Max Schler and an Ethics of Feeling-- Part 2

"There can be no society without a life-community (though there can be a life-community without society)."--Max Scheler

Manfred Frings in his discussion of Max Scheler's ethics traces the ethicist's distinction between a life-community and a society:
  1. Natural thinking vs. conceptual thinking
  2. Immediate membership (co-living) vs. contractual relations (the alien other)
  3. Members not of age vs. individuals of age
  4. Trust, solidarity vs. distrust
  5. No criteria for truth vs. criteria for truth
  6. Life-values vs. divisible values
  7. Duration vs. no duration
  8. Territory vs. non-spatial relations
There is much to disagree with in this list, though there is much to commend about Scheler's overall observational structure. he understands life-communities to be much more organic, to grow out of natural relationships, and therefore to be more stable, conservative, and personal. People are born into life-communities, and thus, they are nurtured to accept many conceptions of the world without critical reflection.

On the other hand, societies lack the trust that forms the basis of a life-communities because they are made up of multiple communities. Instead of natural relationships, they must be based on concepts that hold adult individuals together, and their differences are negotiated legally through contracts. Thus, they lack the durability of communities, and they tend to lack the geographic center that holds a community together.

I think Scheler overlooks how communities do have implicit good and methods by which they pursue and adjudicate those goods. I would also argue that the truths that supposedly hold societies together arise out of previous life-communities and their belief structures, and when these truths are divorced from the organic practices that originate them, they quickly become vapid over a few generations.
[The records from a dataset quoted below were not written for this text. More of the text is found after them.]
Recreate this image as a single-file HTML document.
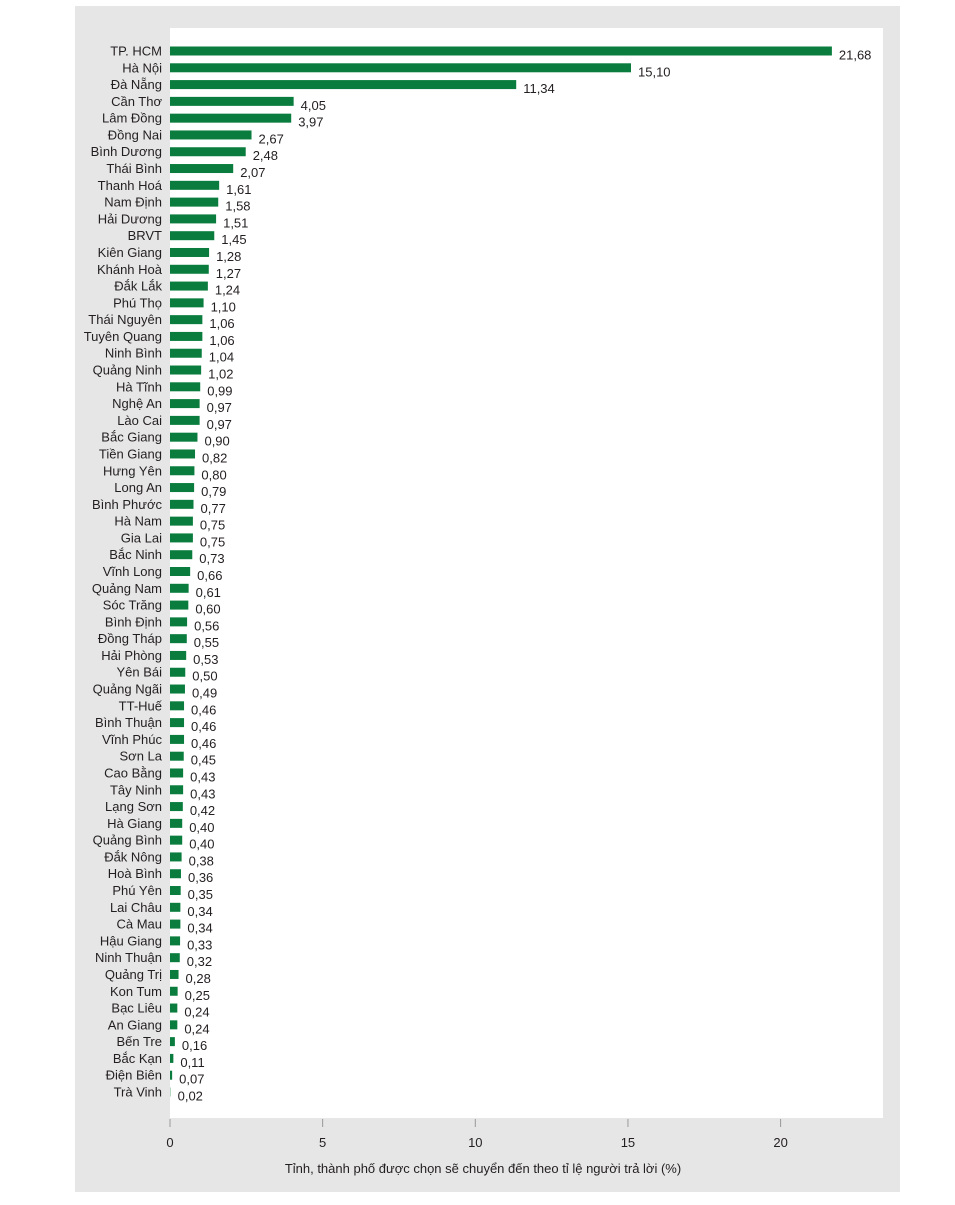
<!DOCTYPE html>
<html><head><meta charset="utf-8">
<style>
body{margin:0;background:#fff;width:955px;height:1200px;overflow:hidden;font-family:"Liberation Sans","DejaVu Sans",sans-serif;}
svg text{font-family:"Liberation Sans","DejaVu Sans",sans-serif;}
</style></head>
<body>
<svg id="chart" width="955" height="1200" xmlns="http://www.w3.org/2000/svg">
<rect x="75" y="6" width="825" height="1186" fill="#e6e6e7"/>
<rect x="170" y="28" width="713" height="1090" fill="#fff"/>
<g id="bars"></g>
<g id="axis"></g>
<text x="483" y="1173" font-size="13" text-anchor="middle" fill="#231f20">Tỉnh, thành phố được chọn sẽ chuyển đến theo tỉ lệ người trả lời (%)</text>
</svg>
<script>
const categories=["TP. HCM","Hà Nội","Đà Nẵng","Cần Thơ","Lâm Đồng","Đồng Nai","Bình Dương","Thái Bình","Thanh Hoá","Nam Định","Hải Dương","BRVT","Kiên Giang","Khánh Hoà","Đắk Lắk","Phú Thọ","Thái Nguyên","Tuyên Quang","Ninh Bình","Quảng Ninh","Hà Tĩnh","Nghệ An","Lào Cai","Bắc Giang","Tiền Giang","Hưng Yên","Long An","Bình Phước","Hà Nam","Gia Lai","Bắc Ninh","Vĩnh Long","Quảng Nam","Sóc Trăng","Bình Định","Đồng Tháp","Hải Phòng","Yên Bái","Quảng Ngãi","TT-Huế","Bình Thuận","Vĩnh Phúc","Sơn La","Cao Bằng","Tây Ninh","Lạng Sơn","Hà Giang","Quảng Bình","Đắk Nông","Hoà Bình","Phú Yên","Lai Châu","Cà Mau","Hậu Giang","Ninh Thuận","Quảng Trị","Kon Tum","Bạc Liêu","An Giang","Bến Tre","Bắc Kạn","Điện Biên","Trà Vinh"];
const values=[21.68,15.10,11.34,4.05,3.97,2.67,2.48,2.07,1.61,1.58,1.51,1.45,1.28,1.27,1.24,1.10,1.06,1.06,1.04,1.02,0.99,0.97,0.97,0.90,0.82,0.80,0.79,0.77,0.75,0.75,0.73,0.66,0.61,0.60,0.56,0.55,0.53,0.50,0.49,0.46,0.46,0.46,0.45,0.43,0.43,0.42,0.40,0.40,0.38,0.36,0.35,0.34,0.34,0.33,0.32,0.28,0.25,0.24,0.24,0.16,0.11,0.07,0.02];
const ticks=[0,5,10,15,20];
const NS="http://www.w3.org/2000/svg";
const x=v=>170+v*30.53;
const yC=i=>51+i*(1092-51)/(categories.length-1);
const bars=document.getElementById('bars'),axis=document.getElementById('axis');
function mk(tag,attrs,parent){const e=document.createElementNS(NS,tag);for(const k in attrs)e.setAttribute(k,attrs[k]);parent.appendChild(e);return e;}
categories.forEach((c,i)=>{
  const y=yC(i);
  const r=mk('rect',{x:170,y:y-4.5,width:Math.max(x(values[i])-170,1),height:9,fill:values[i]<0.05?'#b5d8c2':'#0a7d3e'},bars);
  
  
  const t=mk('text',{x:162,y:y+4.5,'font-size':13,'text-anchor':'end',fill:'#231f20'},bars);t.textContent=c;
  
  
  const v=mk('text',{x:x(values[i])+7,y:y+8.5,'font-size':13,fill:'#231f20'},bars);v.textContent=values[i].toFixed(2).replace('.',',');
  
  
});
ticks.forEach(t=>{
  const l=mk('line',{x1:x(t),x2:x(t),y1:1119,y2:1127,stroke:'#999','stroke-width':1},axis);
  
  
  const tx=mk('text',{x:x(t),y:1147,'font-size':13,'text-anchor':'middle',fill:'#231f20'},axis);tx.textContent=t;
  
  
});
</script>
</body></html>
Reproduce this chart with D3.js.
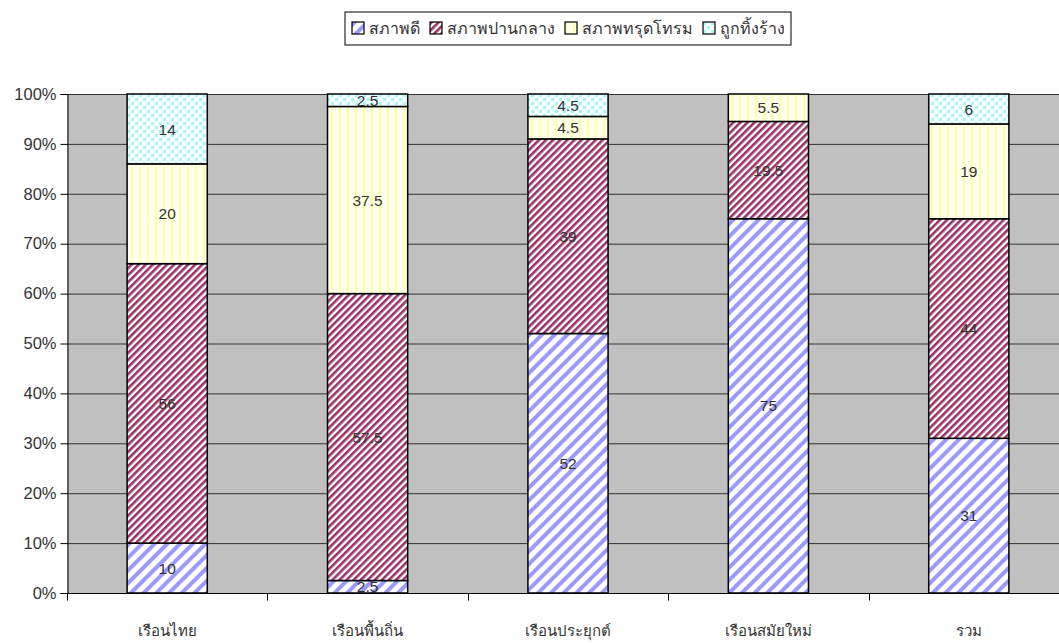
<!DOCTYPE html>
<html>
<head>
<meta charset="utf-8">
<script src="https://cdn.jsdelivr.net/npm/d3@7"></script>
<style>
  body { margin: 0; background: #fff; }
  svg { display: block; font-family: "Liberation Sans", Arial, "Noto Sans", sans-serif; }
</style>
</head>
<body>
<div id="chart"></div>
<script>
// stacked 100% bars - condition of houses by type

const categories = ["เรือนไทย", "เรือนพื้นถิ่น", "เรือนประยุกต์", "เรือนสมัยใหม่", "รวม"];
const seriesNames = ["สภาพดี", "สภาพปานกลาง", "สภาพทรุดโทรม", "ถูกทิ้งร้าง"];
const goodValues = [10, 2.5, 52, 75, 31];
const moderateValues = [56, 57.5, 39, 19.5, 44];
const poorValues = [20, 37.5, 4.5, 5.5, 19];
const abandonedValues = [14, 2.5, 4.5, 0, 6];
const yTicks = [0, 10, 20, 30, 40, 50, 60, 70, 80, 90, 100];

const width = 1059, height = 643;
const margin = { top: 94, right: -10, bottom: 50, left: 67 };
const innerWidth = width - margin.left - margin.right;
const innerHeight = height - margin.top - margin.bottom;

const svg = d3.select("#chart").append("svg")
    .attr("width", width).attr("height", height);

// fill patterns, one per series
const defs = svg.append("defs");
function stripes(id, size, bg, fg, sw, angle) {
    const p = defs.append("pattern").attr("id", id)
        .attr("patternUnits", "userSpaceOnUse")
        .attr("width", size).attr("height", size)
        .attr("patternTransform", `rotate(${angle})`);
    p.append("rect").attr("width", size).attr("height", size).attr("fill", bg);
    p.append("rect").attr("width", sw).attr("height", size).attr("fill", fg);
}
stripes("pGood", 9, "#ffffff", "#9999ff", 4, 45);
stripes("pMod", 5, "#ffffff", "#993366", 2.6, 45);
stripes("pPoor", 8, "#ffffee", "#ffffaa", 2, 0);
const dots = defs.append("pattern").attr("id", "pAb")
    .attr("patternUnits", "userSpaceOnUse").attr("width", 8).attr("height", 8);
dots.append("rect").attr("width", 8).attr("height", 8).attr("fill", "#f4ffff");
dots.append("rect").attr("x", 0).attr("y", 0).attr("width", 3).attr("height", 3).attr("fill", "#aaf4f4");
dots.append("rect").attr("x", 4).attr("y", 4).attr("width", 3).attr("height", 3).attr("fill", "#aaf4f4");
const fills = ["url(#pGood)", "url(#pMod)", "url(#pPoor)", "url(#pAb)"];

const rows = categories.map((c, i) => ({
    cat: c, s0: goodValues[i], s1: moderateValues[i], s2: poorValues[i], s3: abandonedValues[i]
}));
const stack = d3.stack().keys(["s0", "s1", "s2", "s3"])(rows);

const g = svg.append("g").attr("transform", `translate(${margin.left},${margin.top})`);

const x = d3.scaleBand().domain(categories).range([0, innerWidth]).paddingInner(0.6).paddingOuter(0.3);
const xEdge = d3.scaleBand().domain(categories).range([0, innerWidth]).padding(0);
const y = d3.scaleLinear().domain([0, 100]).range([innerHeight, 0]);

// plot background + gridlines
g.append("rect").attr("width", innerWidth).attr("height", innerHeight).attr("fill", "#c0c0c0");
g.append("g").selectAll("line").data(yTicks.slice(1)).join("line")
    .attr("x1", 0).attr("x2", innerWidth)
    .attr("y1", d => y(d) + 0.5).attr("y2", d => y(d) + 0.5)
    .attr("stroke", "#333").attr("stroke-width", 1);

// y axis
g.append("g").attr("transform", "translate(0.5,0)")
    .call(d3.axisLeft(y).tickValues(yTicks).tickFormat(d => d + "%").tickSize(7).tickPadding(4))
    .call(a => a.selectAll("text").attr("font-size", 16.5).attr("fill", "#333").attr("font-family", "Liberation Sans, Arial, sans-serif"))
    .call(a => a.selectAll("line, path").attr("stroke", "#000"));

// x axis: ticks on category boundaries
const xa = g.append("g").attr("transform", `translate(0,${innerHeight + 0.5})`);
xa.append("line").attr("x1", 0).attr("x2", innerWidth).attr("stroke", "#000");
xa.selectAll(".tk").data(categories).join("line")
    .attr("x1", d => Math.round(xEdge(d)) + 0.5).attr("x2", d => Math.round(xEdge(d)) + 0.5)
    .attr("y1", 0).attr("y2", 7).attr("stroke", "#000");
xa.selectAll("text").data(categories).join("text")
    .attr("x", d => x(d) + x.bandwidth() / 2).attr("y", 42)
    .attr("text-anchor", "middle").attr("font-size", 15).attr("fill", "#333")
    .text(d => d);

// bars
const layers = g.selectAll(".layer").data(stack).join("g")
    .attr("class", "layer").attr("fill", (d, i) => fills[i]);
layers.selectAll("rect").data(d => d.filter(v => v[1] - v[0] > 0)).join("rect")
    .attr("x", d => x(d.data.cat))
    .attr("y", d => y(d[1]))
    .attr("width", x.bandwidth())
    .attr("height", d => y(d[0]) - y(d[1]))
    .attr("stroke", "#000").attr("stroke-width", 1.5);

// value labels
layers.selectAll("text").data(d => d.filter(v => v[1] - v[0] > 0)).join("text")
    .attr("x", d => x(d.data.cat) + x.bandwidth() / 2)
    .attr("y", d => y((d[0] + d[1]) / 2))
    .attr("dy", "0.36em").attr("text-anchor", "middle")
    .attr("font-size", 15.5).attr("fill", "#333")
    .text(d => d3.format("~g")(d[1] - d[0]));

// legend, items laid out from measured text widths
const lg = svg.append("g").attr("transform", "translate(345,12)");
lg.append("rect").attr("width", 446).attr("height", 33).attr("fill", "#fff").attr("stroke", "#000");
let lx = 7;
seriesNames.forEach((name, i) => {
    const it = lg.append("g").attr("transform", `translate(${lx},10)`);
    it.append("rect").attr("width", 12).attr("height", 12)
        .attr("fill", fills[i]).attr("stroke", "#000").attr("stroke-width", 1.2);
    const t = it.append("text").attr("x", 17).attr("y", 12)
        .attr("font-size", 16).attr("fill", "#333").text(name);
    lx += 17 + t.node().getComputedTextLength() + 10;
});
</script>
</body>
</html>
Scheler also holds that along with life-communities and societies, there exist "all encompassing persons" (Gesamtperson) who in religious, cultural, and political expressions represent comprehensive identities that create solidarity in people otherwise separated by life-communities and even national borders. Such persons (or perhaps one can say, personhoods) bring together the experiences and insights of the life-community and the society. Yet Scheler also seems to use the concept to point to individuals who radically change the ideals and directions of people. They sum up in themselves some key element of the Gesamtperson. The Buddha, Picasso, and Napoleon represent each type respectively.